As Google’s batch sizes for AI training continue to skyrocket, with some batch sizes ranging from over 100k to one million, the company’s research arm is looking at ways to improve everything from efficiency, scalability, and even privacy for those whose data is used in large-scale training runs.
This week Google Research published a number of pieces around new problems emerging at “mega-batch” training scale for some of its most-used models.
One of the most noteworthy new items from the large-scale training trenches is around batch active learning in the million-batch size ballpark. In essence, this cuts down on the amount of training data (thus compute resources/time) by automating some of the labeling, which is great for efficiency but comes with downsides in terms of flexibility and accuracy.
Google Research has developed its own active learning algorithm to layer into training sets called Cluster-Margin, which they say can operate at batch size scales “orders of magnitude” larger than other approaches to active learning. Using the open images dataset with ten million images and sixty million labels across 20,000 classes they found Cluster-Margin only needed 40% of the labels for the same targets.
In active learning, labels for training examples are sampled selectively and adaptively to more efficiently train the desired model over several iterations. “The adaptive nature of active learning algorithms, which allows for improved data-efficiency, comes at the cost of frequent retraining of the model and calling the labeling oracle. Both of these costs can be significant. For example, many modern deep networks can take days or weeks to train and require hundreds of CPU/GPU hours. At the same time, training human labelers to become proficient in potentially nuanced labeling tasks require significant investment from both the designers of the labeling task and the raters themselves. A sufficiently large set of queries should be queued in order to justify these costs,” explain the creators of Cluster-Margin.
The efficiency payoff, especially at that scale, is not hard to imagine but as Google paces through ever-larger scale training there are other, more ethereal issues to contend with, especially when massive batches means pulling (possible personal) data for training.
Getting language model behemoth, BERT, to scale using huge batch sizes has been its own uphill giant for Google and the few others operating at the million-plus batch size scale. Now the impetus is to keep efficient scale while adding in privacy measures that do not hinder performance, scalability, or efficiency.
Another Google Research team this week has shown they can scale BERT to batches sizes in the millions with a layer of privacy, called differentially private SGD, which is a heavy-duty step during pre-training. The implementation of this layer does sacrifice some accuracy with the masked language model accuracy in this BERT implementation at 60.5% on a batch size of two million. The non-private BERT models Google uses hit an accuracy rate of around 70%. They add that the batch size they used for their results is 32X larger than the non-private BERT model.
As the algorithm creators explain, “To mitigate these [privacy] concerns, the framework and properties of differential privacy (DP) [DMNS06, DKM+06] provide a compelling approach for rigorously controlling and preventing the leakage of sensitive user information present in the training dataset.
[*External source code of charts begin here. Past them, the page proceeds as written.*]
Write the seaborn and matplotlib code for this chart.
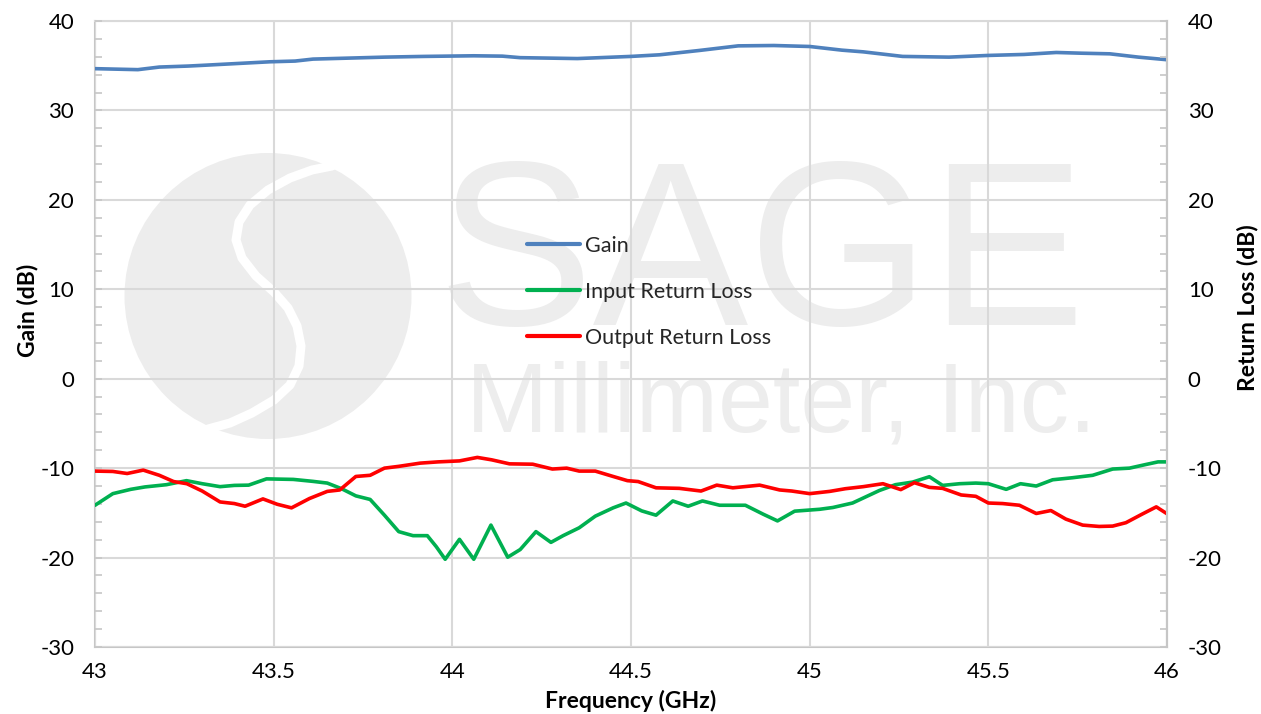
import numpy as np
import pandas as pd
import matplotlib
matplotlib.use("Agg")
import matplotlib.pyplot as plt
from matplotlib.patches import Ellipse
from matplotlib.ticker import MultipleLocator
import seaborn as sns

# ---------------- data ----------------
gain_freq = [43.0, 43.12, 43.18, 43.26, 43.30, 43.49, 43.56, 43.61, 43.81, 43.92,
             44.06, 44.14, 44.19, 44.35, 44.5, 44.58, 44.69, 44.80, 44.90, 45.0,
             45.09, 45.15, 45.26, 45.39, 45.5, 45.60, 45.69, 45.76, 45.84, 45.92, 46.0]
gain_db = [34.67, 34.56, 34.85, 34.96, 35.04, 35.44, 35.52, 35.74, 35.96, 36.04,
           36.11, 36.07, 35.9, 35.8, 36.04, 36.22, 36.70, 37.22, 37.26, 37.15,
           36.74, 36.55, 36.04, 35.96, 36.15, 36.26, 36.48, 36.4, 36.33, 35.96, 35.67]

irl_freq = [43.0, 43.05, 43.10, 43.14, 43.20, 43.256, 43.30, 43.35, 43.39, 43.43,
            43.48, 43.555, 43.61, 43.65, 43.69, 43.73, 43.77, 43.81, 43.85, 43.89,
            43.93, 43.955, 43.98, 44.02, 44.06, 44.108, 44.155, 44.19, 44.234, 44.276,
            44.31, 44.355, 44.40, 44.45, 44.486, 44.53, 44.57, 44.617, 44.66, 44.70,
            44.748, 44.82, 44.87, 44.91, 44.958, 45.028, 45.065, 45.12, 45.195, 45.24,
            45.288, 45.335, 45.372, 45.42, 45.465, 45.50, 45.55, 45.59, 45.634, 45.68,
            45.736, 45.792, 45.848, 45.895, 45.94, 45.975, 46.0]
irl_db = [-14.15, -12.85, -12.37, -12.1, -11.85, -11.4, -11.74, -12.07, -11.93, -11.9,
          -11.2, -11.26, -11.48, -11.67, -12.3, -13.1, -13.5, -15.26, -17.1, -17.55,
          -17.55, -18.78, -20.19, -17.96, -20.19, -16.37, -19.96, -19.1, -17.1, -18.3,
          -17.55, -16.67, -15.37, -14.44, -13.9, -14.78, -15.26, -13.67, -14.26, -13.67,
          -14.15, -14.15, -15.15, -15.9, -14.81, -14.6, -14.4, -13.9, -12.5, -11.85,
          -11.56, -10.96, -11.93, -11.74, -11.67, -11.74, -12.37, -11.74, -12.0, -11.3,
          -11.07, -10.8, -10.1, -10.0, -9.6, -9.3, -9.3]

orl_freq = [43.0, 43.05, 43.09, 43.135, 43.18, 43.22, 43.257, 43.30, 43.35, 43.39,
            43.42, 43.47, 43.51, 43.55, 43.60, 43.65, 43.685, 43.73, 43.77, 43.81,
            43.85, 43.91, 43.96, 44.02, 44.07, 44.11, 44.16, 44.225, 44.28, 44.32,
            44.355, 44.40, 44.45, 44.49, 44.52, 44.57, 44.635, 44.696, 44.74, 44.785,
            44.86, 44.916, 44.95, 45.0, 45.056, 45.10, 45.15, 45.205, 45.255, 45.293,
            45.335, 45.372, 45.424, 45.465, 45.50, 45.54, 45.587, 45.634, 45.675, 45.717,
            45.764, 45.81, 45.848, 45.885, 45.93, 45.97, 46.0]
orl_db = [-10.33, -10.37, -10.6, -10.22, -10.8, -11.5, -11.74, -12.56, -13.78, -13.96,
          -14.26, -13.44, -14.04, -14.44, -13.4, -12.6, -12.44, -10.93, -10.8, -10.0,
          -9.8, -9.44, -9.3, -9.19, -8.8, -9.07, -9.52, -9.56, -10.1, -10.0,
          -10.33, -10.33, -10.93, -11.4, -11.5, -12.2, -12.26, -12.56, -11.9, -12.2,
          -11.9, -12.44, -12.56, -12.85, -12.6, -12.3, -12.07, -11.74, -12.4, -11.63,
          -12.15, -12.26, -13.0, -13.15, -13.9, -13.96, -14.15, -15.07, -14.74, -15.7,
          -16.37, -16.52, -16.48, -16.1, -15.15, -14.33, -15.1]

series_names = ["Gain", "Input Return Loss", "Output Return Loss"]
series_colors = ["#4F81BD", "#00B050", "#FF0000"]
x_ticks = [43, 43.5, 44, 44.5, 45, 45.5, 46]
x_ticklabels = ["43", "43.5", "44", "44.5", "45", "45.5", "46"]
y_ticks = [-30, -20, -10, 0, 10, 20, 30, 40]

# ---------------- style ----------------
sns.set_style("white")
plt.rcParams["font.family"] = ["Lato", "DejaVu Sans"]
plt.rcParams["axes.unicode_minus"] = False

W, H = 1261, 714
fig = plt.figure(figsize=(W / 100, H / 100), dpi=100)
L, R, T, B = 95, 1167, 21, 647
ax = fig.add_axes([L / W, 1 - B / H, (R - L) / W, (B - T) / H])

grid_c = "#d9d9d9"
spine_c = "#c6c6c6"
txt_c = "#000000"
TICK_FS = 16
LEG_FS = 15.5
LAB_FS = 16.5

# ---------------- watermark (behind) ----------------
wm_c = "#ededed"
def fx(px):
    return px / W
def fy(py):
    return 1 - py / H

logo = Ellipse((fx(268), fy(296)), 287 / W, 286 / H, transform=fig.transFigure,
               facecolor=wm_c, edgecolor="none", zorder=0.1)
ax.add_patch(logo)
s_px = [(332, 166), (312, 170), (290, 178), (268, 190), (250, 205), (239, 222),
        (236, 240), (242, 258), (256, 276), (274, 292), (288, 308), (297, 326),
        (301, 346), (299, 366), (290, 385), (274, 400), (252, 413), (230, 423), (208, 429)]
ax.plot([fx(p[0]) for p in s_px], [fy(p[1]) for p in s_px], color="white", lw=6.5,
        solid_capstyle="round", solid_joinstyle="round", transform=fig.transFigure, zorder=0.15)
ax.text(fx(762), fy(325), "SAGE", transform=fig.transFigure, ha="center", va="baseline",
        fontsize=168, color=wm_c, family="Liberation Sans", zorder=0.1)
ax.text(fx(781), fy(432), "Millimeter, Inc.", transform=fig.transFigure, ha="center",
        va="baseline", fontsize=71, color=wm_c, family="Liberation Sans", zorder=0.1)

# ---------------- lines ----------------
df_g = pd.DataFrame({"f": gain_freq, "v": gain_db})
df_i = pd.DataFrame({"f": irl_freq, "v": irl_db})
df_o = pd.DataFrame({"f": orl_freq, "v": orl_db})
for df, name, col in zip([df_g, df_i, df_o], series_names, series_colors):
    sns.lineplot(data=df, x="f", y="v", ax=ax, color=col, lw=2.6, label=name,
                 estimator=None, sort=False, zorder=3, solid_joinstyle="round",
                 solid_capstyle="round")

ax.set_xlim(43, 46)
ax.set_ylim(-30, 40)
ax.set_xticks(x_ticks)
ax.set_xticklabels(x_ticklabels)
ax.set_yticks(y_ticks)
ax.xaxis.set_minor_locator(MultipleLocator(0.1))
ax.yaxis.set_minor_locator(MultipleLocator(2))
ax.grid(True, which="major", color=grid_c, lw=1.5, zorder=0.5)
ax.set_axisbelow(False)
for gl in ax.get_xgridlines() + ax.get_ygridlines():
    gl.set_zorder(0.5)
ax.set_xlabel("")
ax.set_ylabel("")
for sp in ax.spines.values():
    sp.set_color(spine_c)
    sp.set_linewidth(1.5)
ax.spines["top"].set_color(grid_c)
ax.tick_params(axis="both", which="both", direction="in", color=spine_c, width=1.2,
               labelsize=TICK_FS, labelcolor=txt_c)
ax.tick_params(axis="both", which="major", length=5)
ax.tick_params(axis="both", which="minor", length=5)
ax.tick_params(axis="x", which="both", pad=11)
ax.tick_params(axis="y", which="both", pad=15)

ax2 = ax.twinx()
ax2.set_ylim(-30, 40)
ax2.set_yticks(y_ticks)
ax2.yaxis.set_minor_locator(MultipleLocator(2))
for sp in ax2.spines.values():
    sp.set_visible(False)
ax2.spines["right"].set_visible(True)
ax2.spines["right"].set_color(spine_c)
ax2.spines["right"].set_linewidth(1.5)
ax2.tick_params(axis="y", which="both", direction="in", color=spine_c, width=1.2,
                length=5, labelsize=TICK_FS, labelcolor=txt_c, pad=15)
ax2.grid(False)

# legend
leg = ax.legend(loc="upper left", bbox_to_anchor=((527 - L) / (R - L), (B - 236) / (B - T)),
                frameon=False, fontsize=LEG_FS, handlelength=2.45, handletextpad=0.25,
                labelspacing=1.2, borderpad=0, borderaxespad=0)
for h in leg.get_lines():
    h.set_linewidth(3)

# axis labels
fig.text(fx(631), fy(701), "Frequency (GHz)", ha="center", va="center", fontsize=LAB_FS,
         fontweight="bold", color=txt_c)
fig.text(fx(27), fy(310), "Gain (dB)", ha="center", va="center", rotation=90,
         fontsize=LAB_FS, fontweight="bold", color=txt_c)
fig.text(fx(1247), fy(308), "Return Loss (dB)", ha="center", va="center", rotation=90,
         fontsize=LAB_FS, fontweight="bold", color=txt_c)

fig.savefig("out.png", dpi=100)
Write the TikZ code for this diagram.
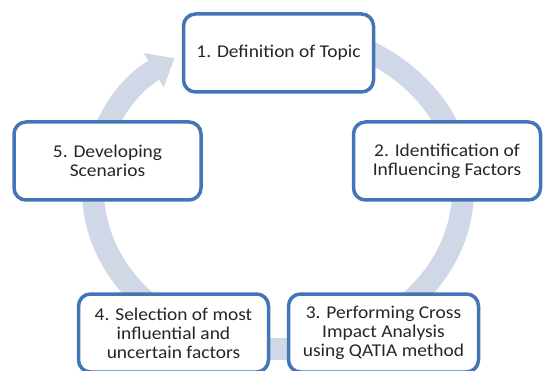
\documentclass[tikz,border=0pt]{standalone}
\usepackage{fontspec}
\setmainfont{Carlito}[FakeStretch=1.08]
\usetikzlibrary{arrows.meta}
\definecolor{ringblue}{RGB}{208,216,232}
\definecolor{boxblue}{RGB}{68,117,182}
\definecolor{txt}{RGB}{38,38,38}

\begin{document}
\begin{tikzpicture}[x=1pt,y=1pt,
  stage/.style={draw=boxblue,line width=3.5pt,rounded corners=12pt,fill=white,
    minimum width=190pt,minimum height=78pt,align=center,text=txt,
    font=\fontsize{18}{19}\selectfont},
  ringarrow/.style={draw=ringblue,line width=22pt,-{Triangle[length=24pt,width=38pt]}}]
  \useasboundingbox (0,0) rectangle (544,370);
  \coordinate (O) at (278,180);
  \draw[ringarrow] ([shift={(100:185pt and 159pt)}]O)
    arc[start angle=100,end angle=-236,x radius=185pt,y radius=159pt];
  \node[stage] (T) at (278.5,317) {1. Definition of Topic};
  \node[stage,minimum width=187pt] (I) at (447,209) {2. Identification of\\Influencing Factors};
  \node[stage] (C) at (383.5,37) {3. Performing Cross\\Impact Analysis\\using QATIA method};
  \node[stage] (S) at (173.5,37) {4. Selection of most\\influential and\\uncertain factors};
  \node[stage,minimum width=187pt] (D) at (107.5,209) {5. Developing\\Scenarios};
\end{tikzpicture}
\end{document}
Loosely speaking, DP guarantees that the output distribution of a (randomized) algorithm does not noticeably change if a single training example is added or removed; this change is parameterized by two numbers —the smaller these values, the more private the algorithm.”
Accuracy and privacy are going hand in hand in other spheres for large-scale training at Google Research. Larger models, more massive batch sizes means increasing difficulty managing the consistency of results and avoiding under- or overfitting. Google is working on developing new calibration techniques that can keep up with the scale of increasing training runs. Another Google Research team this week published results on soft calibration techniques that cut down on calibration errors of existing approaches by 82%.
The team explains that a comparison of soft calibration objectives as secondary losses to existing calibration-incentivizing losses reveals that “calibration-sensitive training objectives as a whole (not always the ones we propose) result in better uncertainty estimates compared to the standard cross entropy loss coupled with temperature scaling.” They also show that composite losses obtain state-of-the-art single-model ECE in exchange for less than 1% reduction in accuracy for CIFAR-10, CIFAR-100 and Imagenet, which served as baselines.
In the past pure scalability of models was at the heart of what we saw coming out of Google Research on the training front. The fact that what we’re seeing more recently, including just the last few days, is evidence that model scaling itself is giving way to more nuanced elements to large-scale training, from improving/enhancing results to adding privacy. That means the models themselves are proving out at million-plus batch size scale, leaving room for making more efficient neural networks.